The thickly-described story does have far more nuance. Certainly after 1600, families would sometimes plainly exalt their prosperity through thinly veiled religious allegory in the style of Pieto da Cortona’s Triumph of the Barberini, a ceiling fresco in the Grand Salon of the Barberini Palace in Rome, painted from 1633-39. Then, by the nineteenth century, with the rapid rise of industrialism and equally precipitous fall of parish devotion, the more personal system of one patron/one artist/one site became collectivized into a model under which apolitical consortia, committees, and corporations underwrote the areligious activities of museums, playhouses, and public charities.

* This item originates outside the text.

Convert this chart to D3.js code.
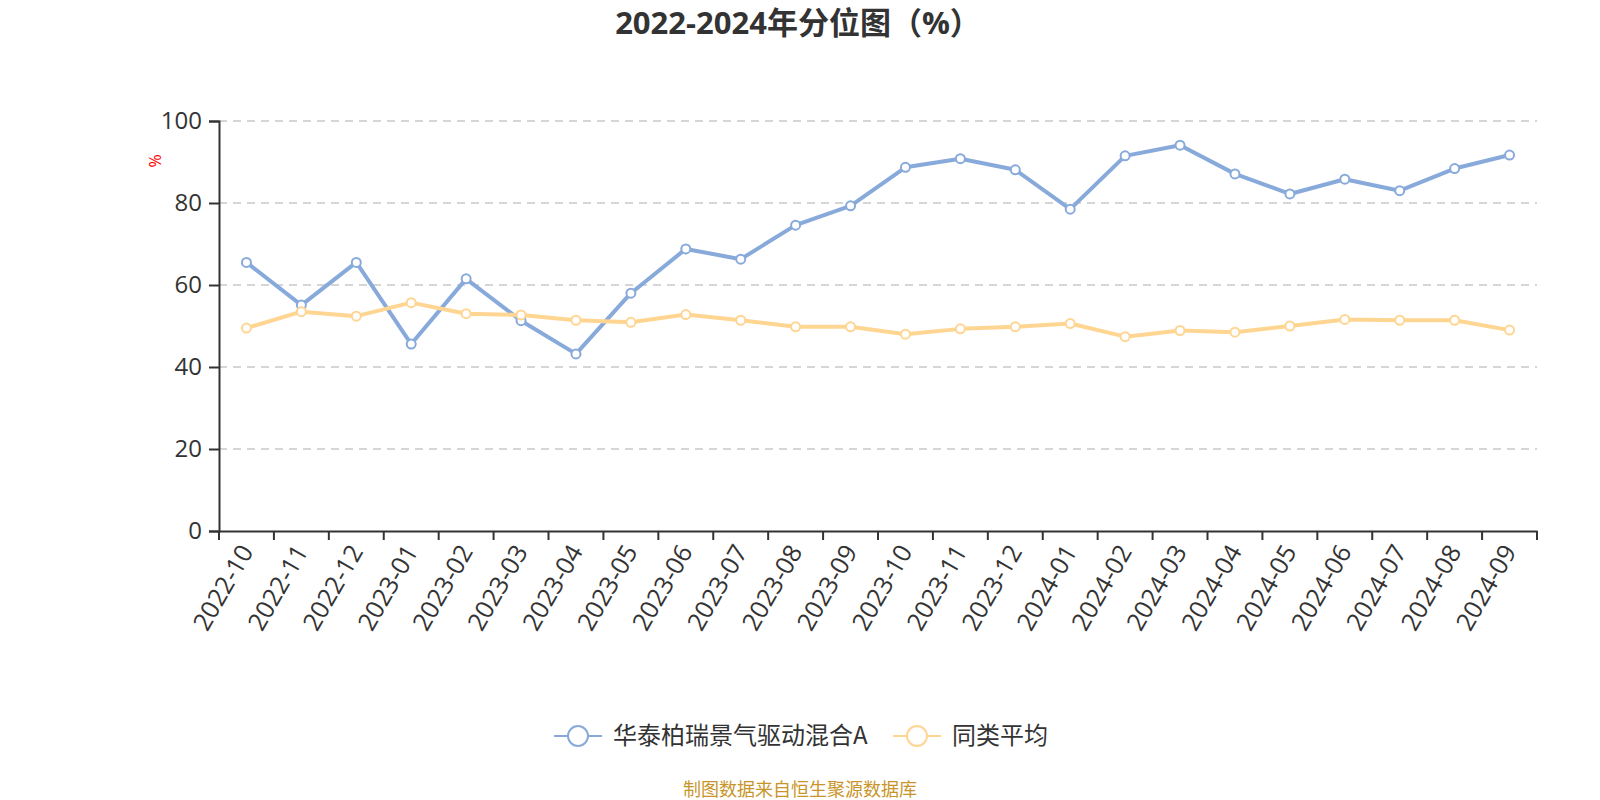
<!DOCTYPE html>
<html>
<head>
<meta http-equiv="content-type" content="text/html; charset=UTF8">
<script src="https://cdn.jsdelivr.net/npm/d3@7/dist/d3.min.js"></script>
<style>
body { margin: 0; background: #fff; }
svg { display: block; font-family: "Open Sans", "Noto Sans CJK SC", sans-serif; }
</style>
</head>
<body>
<svg class="chart" width="1600" height="800"></svg>
<script>
var months = ["2022-10", "2022-11", "2022-12", "2023-01", "2023-02", "2023-03", "2023-04", "2023-05",
	"2023-06", "2023-07", "2023-08", "2023-09", "2023-10", "2023-11", "2023-12", "2024-01",
	"2024-02", "2024-03", "2024-04", "2024-05", "2024-06", "2024-07", "2024-08", "2024-09"];
var fundValues = [65.5, 55.1, 65.5, 45.6, 61.5, 51.3, 43.2, 58.0, 68.8, 66.3, 74.6, 79.3,
	88.7, 90.8, 88.1, 78.5, 91.5, 94.1, 87.1, 82.2, 85.8, 83.0, 88.4, 91.7];
var avgValues = [49.5, 53.5, 52.4, 55.7, 53.0, 52.7, 51.4, 50.9, 52.8, 51.4, 49.8, 49.8,
	48.0, 49.3, 49.8, 50.6, 47.4, 48.9, 48.5, 50.0, 51.6, 51.4, 51.4, 49.0];
var seriesNames = ["华泰柏瑞景气驱动混合A", "同类平均"];
var yTicks = [0, 20, 40, 60, 80, 100];

var colors = ["#88aadb", "#ffd592"];
var series = [fundValues, avgValues];
var fontAxis = "\"Open Sans\", sans-serif";

var margin = {left: 219, right: 63, top: 121, bottom: 269},
	width = 1600 - margin.left - margin.right,
	height = 800 - margin.top - margin.bottom;

var svg = d3.select(".chart");

svg.append("text")
	.attr("x", 798)
	.attr("y", 34)
	.attr("text-anchor", "middle")
	.attr("font-size", 31)
	.attr("font-weight", "bold")
	.attr("fill", "#333")
	.text("2022-2024年分位图（%）");

var g = svg.append("g").attr("transform", "translate(" + margin.left + "," + margin.top + ")");

var x = d3.scaleBand().domain(months).range([0, width]);
var y = d3.scaleLinear().domain([0, 100]).range([height, 0]);

// grid
g.selectAll(".grid")
	.data(yTicks.filter(function(d) { return d > 0; }))
	.enter()
	.append("line")
	.attr("x1", 0)
	.attr("x2", width)
	.attr("y1", function(d) { return y(d); })
	.attr("y2", function(d) { return y(d); })
	.attr("stroke", "#c8c8c8")
	.attr("stroke-width", 1.5)
	.attr("stroke-dasharray", "8,6");

// y axis
var yAxis = g.append("g")
	.call(d3.axisLeft(y).tickValues(yTicks).tickSize(10).tickPadding(7));
yAxis.select(".domain").attr("stroke", "#333").attr("stroke-width", 2);
yAxis.selectAll(".tick line").attr("stroke", "#333").attr("stroke-width", 2);
yAxis.selectAll(".tick text")
	.attr("font-size", 24)
	.attr("fill", "#333")
	.attr("font-family", fontAxis);

// x axis
var xAxis = g.append("g")
	.attr("transform", "translate(0," + height + ")")
	.call(d3.axisBottom(x).tickSize(0).tickFormat(""));
xAxis.select(".domain").attr("stroke", "#333").attr("stroke-width", 2);

var bounds = months.map(function(m) { return x(m); }).concat([width]);
xAxis.selectAll(".bound")
	.data(bounds)
	.enter()
	.append("line")
	.attr("x1", function(d) { return d; })
	.attr("x2", function(d) { return d; })
	.attr("y1", 0)
	.attr("y2", 9)
	.attr("stroke", "#333")
	.attr("stroke-width", 2);

xAxis.selectAll(".lbl")
	.data(months)
	.enter()
	.append("text")
	.attr("transform", function(d) {
		return "translate(" + (x(d) + x.bandwidth() / 2) + ",16) rotate(-60)";
	})
	.attr("text-anchor", "end")
	.attr("dy", "0.35em")
	.attr("font-size", 25)
	.attr("font-family", fontAxis)
	.attr("fill", "#333")
	.text(function(d) { return d; });

// y axis name
svg.append("text")
	.attr("transform", "translate(161,161) rotate(-90)")
	.attr("text-anchor", "middle")
	.attr("font-size", 16)
	.attr("fill", "#ff0000")
	.text("%");

// lines
var line = d3.line()
	.x(function(d, i) { return x(months[i]) + x.bandwidth() / 2; })
	.y(function(d) { return y(d); });

series.forEach(function(vals, k) {
	g.append("path")
		.datum(vals)
		.attr("fill", "none")
		.attr("stroke", colors[k])
		.attr("stroke-width", 4)
		.attr("stroke-linejoin", "round")
		.attr("d", line);
});
series.forEach(function(vals, k) {
	g.selectAll(".pt" + k)
		.data(vals)
		.enter()
		.append("circle")
		.attr("cx", function(d, i) { return x(months[i]) + x.bandwidth() / 2; })
		.attr("cy", function(d) { return y(d); })
		.attr("r", 4.5)
		.attr("fill", "#fff")
		.attr("stroke", colors[k])
		.attr("stroke-width", 2);
});

// legend
var legendX = [554, 893];
var legend = svg.selectAll(".legend")
	.data(seriesNames)
	.enter()
	.append("g")
	.attr("transform", function(d, i) { return "translate(" + legendX[i] + ",736)"; });
legend.append("line")
	.attr("x1", 0).attr("x2", 48)
	.attr("stroke", function(d, i) { return colors[i]; })
	.attr("stroke-width", 2);
legend.append("circle")
	.attr("cx", 24).attr("r", 10)
	.attr("fill", "#fff")
	.attr("stroke", function(d, i) { return colors[i]; })
	.attr("stroke-width", 2);
legend.append("text")
	.attr("x", 59)
	.attr("dy", "0.35em")
	.attr("font-size", 24)
	.attr("fill", "#333")
	.attr("font-family", "\"Noto Sans CJK SC\", sans-serif")
	.text(function(d) { return d; });

svg.append("text")
	.attr("x", 800)
	.attr("y", 796)
	.attr("text-anchor", "middle")
	.attr("font-size", 18)
	.attr("fill", "#c9952a")
	.attr("font-family", "\"Noto Sans CJK SC\", sans-serif")
	.text("制图数据来自恒生聚源数据库");
</script>
</body>
</html>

This modern arrangement remains largely in force today—even individual philanthropists tend to donate through incorporated trusts that draw upon their estates—but the guilt that operates beneath it has rested immutable since the Catholic quattrocento. Take as an illustration the case of Latisse, the only FDA-approved treatment for hypotrichosis (no, not trichinosis, but doesn’t it sound ominous?) applied nightly to the upper eyelid margin at a cost of 140 dollars per month from now until the end of life, Latisse has been clinically proven to grow eyelashes, making them longer, thicker, and darker. (See their ad in Glamour magazine). The drug is in fact only a diluted form of Lumigan®, the world’s most popular glaucoma treatment, which rakes in approximately 300 million dollars per year for maker Allergan. The Irvine-based company hopes that within five years, the Latisse brand will squeeze another 200 million dollars yearly from the versatile chemical, not counting the extra revenue Allergan will gross when the 30-something soccer moms currently using Latisse find a wrinkle or two in the vanity mirror and, loyal to Allergan for transforming their tattered lashes, turn to Botox Cosmetic, the company’s flagship product, for help with their falling faces. (And just maybe, when the Botox stops working, these soon-to-be-bifocaled 60-somethings will need some Lumigan, eye drops commonly used for glaucoma.)

The choice to manufacture Latisse in the first place can be seen to represent a secular devotion to social power insofar as it confirms and sacralizes contemporary norms of superficial comeliness, but if such worship were entirely unashamed, Allergan would feel no need to be a proud sponsor of the Make-A-Wish Foundation. “Borne out of the tradition of blowing on an eyelash to make a wish come true,” reads the foundation’s website, Allergan this year donated 500,000 dollars to the foundation, with a promise of up to twice that again, meted out in five-dollar increments for each suburbanite who registers online to receive email promotions for Latisse. The Make-A-Wish logo appears at the bottom of Allergan’s ad in Glamour, a chapel fresco in a world of usury, a corporation’s flimsy attempt to reassure itself and its customers that at least some of the time its concerns lie beyond the ephemeral. Allergan is merely a latter-day Tornabuoni, Make-A-Wish its bureaucratized Domenico. But the similarity does not end with the fact that the foundation and the fresco exist at the behest of a guilty conscience. Indeed, both rely on a certain psychic serendipity to ensure their effect: the occasional evening news-watcher seeing a broadcast about a recently-granted wish, thinking for a moment, and volunteering his time; some or another young artist looking at Domenico’s frescoes, thinking for a moment, and changing an element of his own work. Much progress, then—real “progress,” the sort in which we would like to think ourselves involved—is not and perhaps has never been a deliberate phenomenon. Rather, it occurs upon society’s edges, financed in moments of confession and effective by happenstance.